TASK STATEMENT: Write out each line that follows exactly as it stands, without the pictures.

══════

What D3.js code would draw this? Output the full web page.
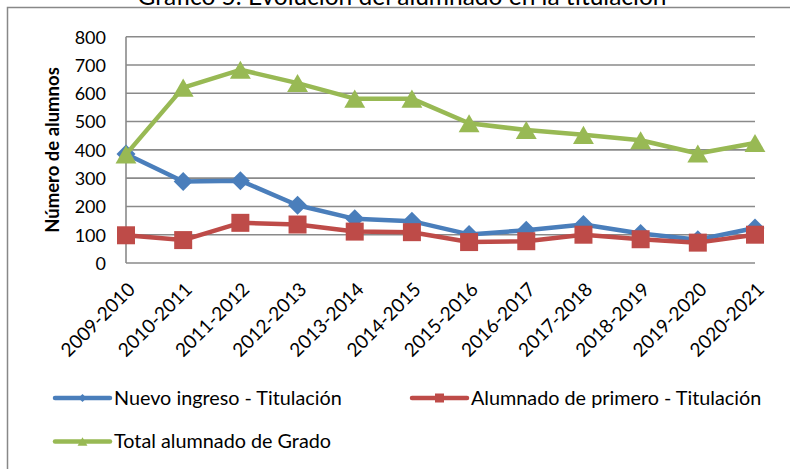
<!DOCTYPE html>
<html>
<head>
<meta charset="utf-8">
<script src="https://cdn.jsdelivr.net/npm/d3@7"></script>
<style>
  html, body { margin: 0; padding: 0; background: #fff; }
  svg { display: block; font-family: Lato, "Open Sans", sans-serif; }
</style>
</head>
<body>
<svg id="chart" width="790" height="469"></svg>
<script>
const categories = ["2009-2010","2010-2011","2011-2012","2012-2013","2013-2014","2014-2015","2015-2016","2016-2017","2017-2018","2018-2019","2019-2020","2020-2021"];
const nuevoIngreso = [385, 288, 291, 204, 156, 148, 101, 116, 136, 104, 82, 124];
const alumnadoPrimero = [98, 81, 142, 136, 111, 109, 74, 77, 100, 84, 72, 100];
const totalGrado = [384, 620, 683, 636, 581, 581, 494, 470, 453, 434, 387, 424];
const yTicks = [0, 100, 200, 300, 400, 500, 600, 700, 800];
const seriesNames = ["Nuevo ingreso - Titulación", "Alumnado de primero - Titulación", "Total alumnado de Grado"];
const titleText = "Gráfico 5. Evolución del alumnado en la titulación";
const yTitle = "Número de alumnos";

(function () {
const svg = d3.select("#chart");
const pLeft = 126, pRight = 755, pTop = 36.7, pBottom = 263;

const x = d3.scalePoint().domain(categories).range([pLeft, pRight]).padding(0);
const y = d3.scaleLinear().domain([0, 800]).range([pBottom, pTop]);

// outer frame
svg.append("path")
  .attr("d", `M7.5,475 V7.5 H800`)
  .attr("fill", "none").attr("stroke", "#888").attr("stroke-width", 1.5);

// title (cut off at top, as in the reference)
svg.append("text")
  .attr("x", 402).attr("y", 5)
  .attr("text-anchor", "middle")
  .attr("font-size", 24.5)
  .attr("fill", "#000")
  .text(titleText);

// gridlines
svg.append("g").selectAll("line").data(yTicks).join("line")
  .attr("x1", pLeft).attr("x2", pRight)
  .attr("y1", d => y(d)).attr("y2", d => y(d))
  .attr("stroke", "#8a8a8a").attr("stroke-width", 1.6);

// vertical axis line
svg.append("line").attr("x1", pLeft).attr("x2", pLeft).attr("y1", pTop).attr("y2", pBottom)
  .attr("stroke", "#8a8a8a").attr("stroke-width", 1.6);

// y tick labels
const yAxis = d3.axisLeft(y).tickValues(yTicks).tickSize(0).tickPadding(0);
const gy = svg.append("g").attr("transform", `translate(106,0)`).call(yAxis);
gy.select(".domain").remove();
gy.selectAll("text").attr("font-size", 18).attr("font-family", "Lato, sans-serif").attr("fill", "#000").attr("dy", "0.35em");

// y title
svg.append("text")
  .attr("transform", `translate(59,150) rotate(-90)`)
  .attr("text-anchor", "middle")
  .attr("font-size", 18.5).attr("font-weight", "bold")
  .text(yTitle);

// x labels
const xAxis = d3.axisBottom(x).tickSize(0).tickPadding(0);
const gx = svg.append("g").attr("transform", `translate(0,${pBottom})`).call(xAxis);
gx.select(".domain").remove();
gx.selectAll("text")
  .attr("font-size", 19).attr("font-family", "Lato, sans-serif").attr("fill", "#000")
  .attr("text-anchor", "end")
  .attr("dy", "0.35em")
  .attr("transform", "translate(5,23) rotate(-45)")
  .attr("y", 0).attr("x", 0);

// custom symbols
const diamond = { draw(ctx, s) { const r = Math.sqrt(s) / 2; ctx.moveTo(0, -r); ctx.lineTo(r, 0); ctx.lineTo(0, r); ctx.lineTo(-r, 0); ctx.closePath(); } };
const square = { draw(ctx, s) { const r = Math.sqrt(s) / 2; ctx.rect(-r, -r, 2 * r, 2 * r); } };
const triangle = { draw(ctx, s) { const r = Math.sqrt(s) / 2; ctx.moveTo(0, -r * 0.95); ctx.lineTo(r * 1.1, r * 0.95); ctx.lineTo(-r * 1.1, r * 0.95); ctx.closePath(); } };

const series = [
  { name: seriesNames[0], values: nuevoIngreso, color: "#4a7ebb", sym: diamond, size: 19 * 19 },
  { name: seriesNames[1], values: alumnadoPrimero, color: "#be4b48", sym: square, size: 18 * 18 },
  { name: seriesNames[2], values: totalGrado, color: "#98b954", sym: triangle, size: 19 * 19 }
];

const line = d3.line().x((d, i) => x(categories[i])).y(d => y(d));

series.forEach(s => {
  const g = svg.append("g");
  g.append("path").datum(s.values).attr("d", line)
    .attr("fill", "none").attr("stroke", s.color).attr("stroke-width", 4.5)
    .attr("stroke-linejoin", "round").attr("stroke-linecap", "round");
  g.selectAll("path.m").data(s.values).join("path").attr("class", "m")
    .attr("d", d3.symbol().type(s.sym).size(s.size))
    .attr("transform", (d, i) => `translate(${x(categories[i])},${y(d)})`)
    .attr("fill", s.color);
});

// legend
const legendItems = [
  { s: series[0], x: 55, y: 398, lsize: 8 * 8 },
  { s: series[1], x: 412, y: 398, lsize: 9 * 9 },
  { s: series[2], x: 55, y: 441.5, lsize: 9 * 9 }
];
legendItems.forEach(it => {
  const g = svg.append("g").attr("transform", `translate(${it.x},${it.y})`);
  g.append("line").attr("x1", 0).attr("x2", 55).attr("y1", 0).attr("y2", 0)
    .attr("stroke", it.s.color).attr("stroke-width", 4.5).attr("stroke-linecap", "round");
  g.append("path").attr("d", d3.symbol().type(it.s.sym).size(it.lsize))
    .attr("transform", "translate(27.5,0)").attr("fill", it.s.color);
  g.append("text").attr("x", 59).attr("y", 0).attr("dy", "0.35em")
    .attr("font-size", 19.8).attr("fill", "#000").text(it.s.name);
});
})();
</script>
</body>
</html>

══════

RESULT BELOW:
What D3.js code would draw this? Output the full web page.
<!DOCTYPE html>
<html>
<head>
<meta charset="utf-8">
<script src="https://cdn.jsdelivr.net/npm/d3@7"></script>
<style>
  html, body { margin: 0; padding: 0; background: #fff; }
  svg { display: block; font-family: Lato, "Open Sans", sans-serif; }
</style>
</head>
<body>
<svg id="chart" width="790" height="469"></svg>
<script>
const categories = ["2009-2010","2010-2011","2011-2012","2012-2013","2013-2014","2014-2015","2015-2016","2016-2017","2017-2018","2018-2019","2019-2020","2020-2021"];
const nuevoIngreso = [385, 288, 291, 204, 156, 148, 101, 116, 136, 104, 82, 124];
const alumnadoPrimero = [98, 81, 142, 136, 111, 109, 74, 77, 100, 84, 72, 100];
const totalGrado = [384, 620, 683, 636, 581, 581, 494, 470, 453, 434, 387, 424];
const yTicks = [0, 100, 200, 300, 400, 500, 600, 700, 800];
const seriesNames = ["Nuevo ingreso - Titulación", "Alumnado de primero - Titulación", "Total alumnado de Grado"];
const titleText = "Gráfico 5. Evolución del alumnado en la titulación";
const yTitle = "Número de alumnos";

(function () {
const svg = d3.select("#chart");
const pLeft = 126, pRight = 755, pTop = 36.7, pBottom = 263;

const x = d3.scalePoint().domain(categories).range([pLeft, pRight]).padding(0);
const y = d3.scaleLinear().domain([0, 800]).range([pBottom, pTop]);

// outer frame
svg.append("path")
  .attr("d", `M7.5,475 V7.5 H800`)
  .attr("fill", "none").attr("stroke", "#888").attr("stroke-width", 1.5);

// title (cut off at top, as in the reference)
svg.append("text")
  .attr("x", 402).attr("y", 5)
  .attr("text-anchor", "middle")
  .attr("font-size", 24.5)
  .attr("fill", "#000")
  .text(titleText);

// gridlines
svg.append("g").selectAll("line").data(yTicks).join("line")
  .attr("x1", pLeft).attr("x2", pRight)
  .attr("y1", d => y(d)).attr("y2", d => y(d))
  .attr("stroke", "#8a8a8a").attr("stroke-width", 1.6);

// vertical axis line
svg.append("line").attr("x1", pLeft).attr("x2", pLeft).attr("y1", pTop).attr("y2", pBottom)
  .attr("stroke", "#8a8a8a").attr("stroke-width", 1.6);

// y tick labels
const yAxis = d3.axisLeft(y).tickValues(yTicks).tickSize(0).tickPadding(0);
const gy = svg.append("g").attr("transform", `translate(106,0)`).call(yAxis);
gy.select(".domain").remove();
gy.selectAll("text").attr("font-size", 18).attr("font-family", "Lato, sans-serif").attr("fill", "#000").attr("dy", "0.35em");

// y title
svg.append("text")
  .attr("transform", `translate(59,150) rotate(-90)`)
  .attr("text-anchor", "middle")
  .attr("font-size", 18.5).attr("font-weight", "bold")
  .text(yTitle);

// x labels
const xAxis = d3.axisBottom(x).tickSize(0).tickPadding(0);
const gx = svg.append("g").attr("transform", `translate(0,${pBottom})`).call(xAxis);
gx.select(".domain").remove();
gx.selectAll("text")
  .attr("font-size", 19).attr("font-family", "Lato, sans-serif").attr("fill", "#000")
  .attr("text-anchor", "end")
  .attr("dy", "0.35em")
  .attr("transform", "translate(5,23) rotate(-45)")
  .attr("y", 0).attr("x", 0);

// custom symbols
const diamond = { draw(ctx, s) { const r = Math.sqrt(s) / 2; ctx.moveTo(0, -r); ctx.lineTo(r, 0); ctx.lineTo(0, r); ctx.lineTo(-r, 0); ctx.closePath(); } };
const square = { draw(ctx, s) { const r = Math.sqrt(s) / 2; ctx.rect(-r, -r, 2 * r, 2 * r); } };
const triangle = { draw(ctx, s) { const r = Math.sqrt(s) / 2; ctx.moveTo(0, -r * 0.95); ctx.lineTo(r * 1.1, r * 0.95); ctx.lineTo(-r * 1.1, r * 0.95); ctx.closePath(); } };

const series = [
  { name: seriesNames[0], values: nuevoIngreso, color: "#4a7ebb", sym: diamond, size: 19 * 19 },
  { name: seriesNames[1], values: alumnadoPrimero, color: "#be4b48", sym: square, size: 18 * 18 },
  { name: seriesNames[2], values: totalGrado, color: "#98b954", sym: triangle, size: 19 * 19 }
];

const line = d3.line().x((d, i) => x(categories[i])).y(d => y(d));

series.forEach(s => {
  const g = svg.append("g");
  g.append("path").datum(s.values).attr("d", line)
    .attr("fill", "none").attr("stroke", s.color).attr("stroke-width", 4.5)
    .attr("stroke-linejoin", "round").attr("stroke-linecap", "round");
  g.selectAll("path.m").data(s.values).join("path").attr("class", "m")
    .attr("d", d3.symbol().type(s.sym).size(s.size))
    .attr("transform", (d, i) => `translate(${x(categories[i])},${y(d)})`)
    .attr("fill", s.color);
});

// legend
const legendItems = [
  { s: series[0], x: 55, y: 398, lsize: 8 * 8 },
  { s: series[1], x: 412, y: 398, lsize: 9 * 9 },
  { s: series[2], x: 55, y: 441.5, lsize: 9 * 9 }
];
legendItems.forEach(it => {
  const g = svg.append("g").attr("transform", `translate(${it.x},${it.y})`);
  g.append("line").attr("x1", 0).attr("x2", 55).attr("y1", 0).attr("y2", 0)
    .attr("stroke", it.s.color).attr("stroke-width", 4.5).attr("stroke-linecap", "round");
  g.append("path").attr("d", d3.symbol().type(it.s.sym).size(it.lsize))
    .attr("transform", "translate(27.5,0)").attr("fill", it.s.color);
  g.append("text").attr("x", 59).attr("y", 0).attr("dy", "0.35em")
    .attr("font-size", 19.8).attr("fill", "#000").text(it.s.name);
});
})();
</script>
</body>
</html>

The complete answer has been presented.